New Research Questions Linguistic Relatedness for Large ASR in Low-Resource African Languages
The development of Automatic Speech Recognition (ASR) for the vast number of low-resource African languages faces significant hurdles, primarily due to the immense data collection requirements. A common approach to mitigate this challenge involves leveraging the linguistic similarities between languages to facilitate cross-lingual transfer from a well-resourced auxiliary language to a low-resource target language. This strategy has shown promise in smaller ASR models, but its efficacy in the context of larger, more complex multilingual ASR systems has remained largely unexplored.
This new research extends the investigation of linguistic relatedness to large multilingual ASR models through a rigorous and controlled experimental design. The study involved six distinct factors, incorporated two Africa-centric corpora, and evaluated four different large ASR models. The primary objective was to determine whether linguistic relatedness could reliably predict gains from cross-lingual transfer in this advanced ASR setting, particularly when dealing with minimal target-language data.
Contrary to expectations based on prior work with smaller models, the findings indicate that pre-adaptation on linguistically related auxiliary languages did not yield any practically meaningful transfer improvements. This was consistently observed across all experimental conditions, even when target-language data was minimal.
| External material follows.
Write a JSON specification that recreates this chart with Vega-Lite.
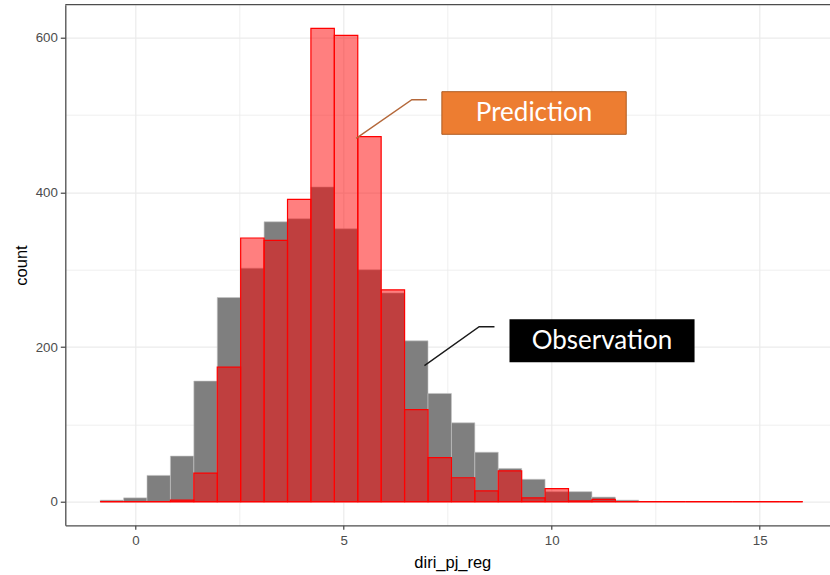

The study concludes that linguistic relatedness alone may not be a dependable predictor of cross-lingual transfer gains in large multilingual ASR, nor does it appear to be an effective standalone strategy for expanding such models to low-resource languages.
For Africa, where linguistic diversity is immense and many languages lack extensive digital resources, these findings carry significant implications. The reliance on linguistic relatedness as a primary method for bootstrapping ASR capabilities for underserved African languages may be insufficient for large-scale, high-performance models. This research underscores the need for exploring alternative or supplementary strategies to overcome data scarcity and accelerate the development of robust ASR technologies that can effectively serve the continent's diverse linguistic communities. It highlights a critical challenge that must be addressed to ensure inclusive AI development in Africa.